Dudani shares snapshots of these old magazines on Facebook and on his Instagram handle, @madaboutmags. He delights in sharing old covers that reference current events. When Kabul fell to the Taliban, Dudani posted a 2001 India Today cover celebrating the militant organisation’s exit from Kabul. When Kangana Ranaut made headlines for her controversial statement on India’s freedom struggle, Dudani uploaded an image of the actor on the cover of a 2007 edition of Stardust.

“The way the news is presented has changed, but the problems have largely stayed the same,” Dudani says.

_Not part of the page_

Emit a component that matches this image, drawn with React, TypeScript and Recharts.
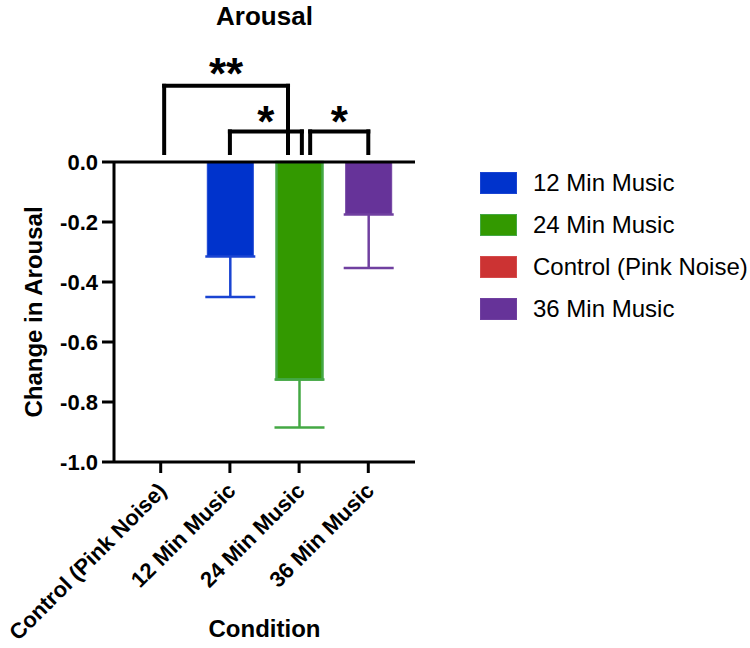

Even the ads mirror today’s, in many ways. On Deepak Rao’s Instagram account, @deepakrao49, the Mumbai Police historian relives the past through vintage advertisements from once-popular magazines such as Bombay: The City Magazine or Gentleman.

One ad announces that callers can make a phone call for one anna; another showcases a movie (tickets cost three rupees). It’s interesting, Rao says, how they have the same language and promises that characterise today’s TV advertisements.

Where Rao plans to sell his collection to international collectors, “as this is the only way the prized paper jewels will be respected and preserved”, in what is a rare move among magazine collectors, Nikhil Prasad Ojha has digitised his collection of clippings.

The collection is unusual too: it’s a range of articles from a whole decade of Illustrated Weekly magazines. Ojha began cutting out and collecting articles he liked from this magazine when he was in school. Between 1982 and ’92, he collected clippings of quizzes; features on sports, politics, art and culture and entertainment; poems; short stories; personal essays.

Now 50 and a partner at management consultancy Bain & Company, Ojha uploads snapshots to his Twitter account, @npojha. Among these are rare gems such as a poem titled For Fatima by Iranian political and religious leader Ayatollah Khomeini and a short story by actor Anupam Kher about an old friend from drama school, both published in 1989; a quiz on Sunil Gavaskar published in 1987; a photograph of wrestler (and later politician) Dara Singh reading Karl Marx, published in 1988.

“When I re-read articles from my collection, it feels like though the actors have changed, the themes remain the same,” Ojha says. “The one thing that stands out is that in any given era, journalism can speak truth to power, and that it becomes richer by making space for contrasting ideas and interests.”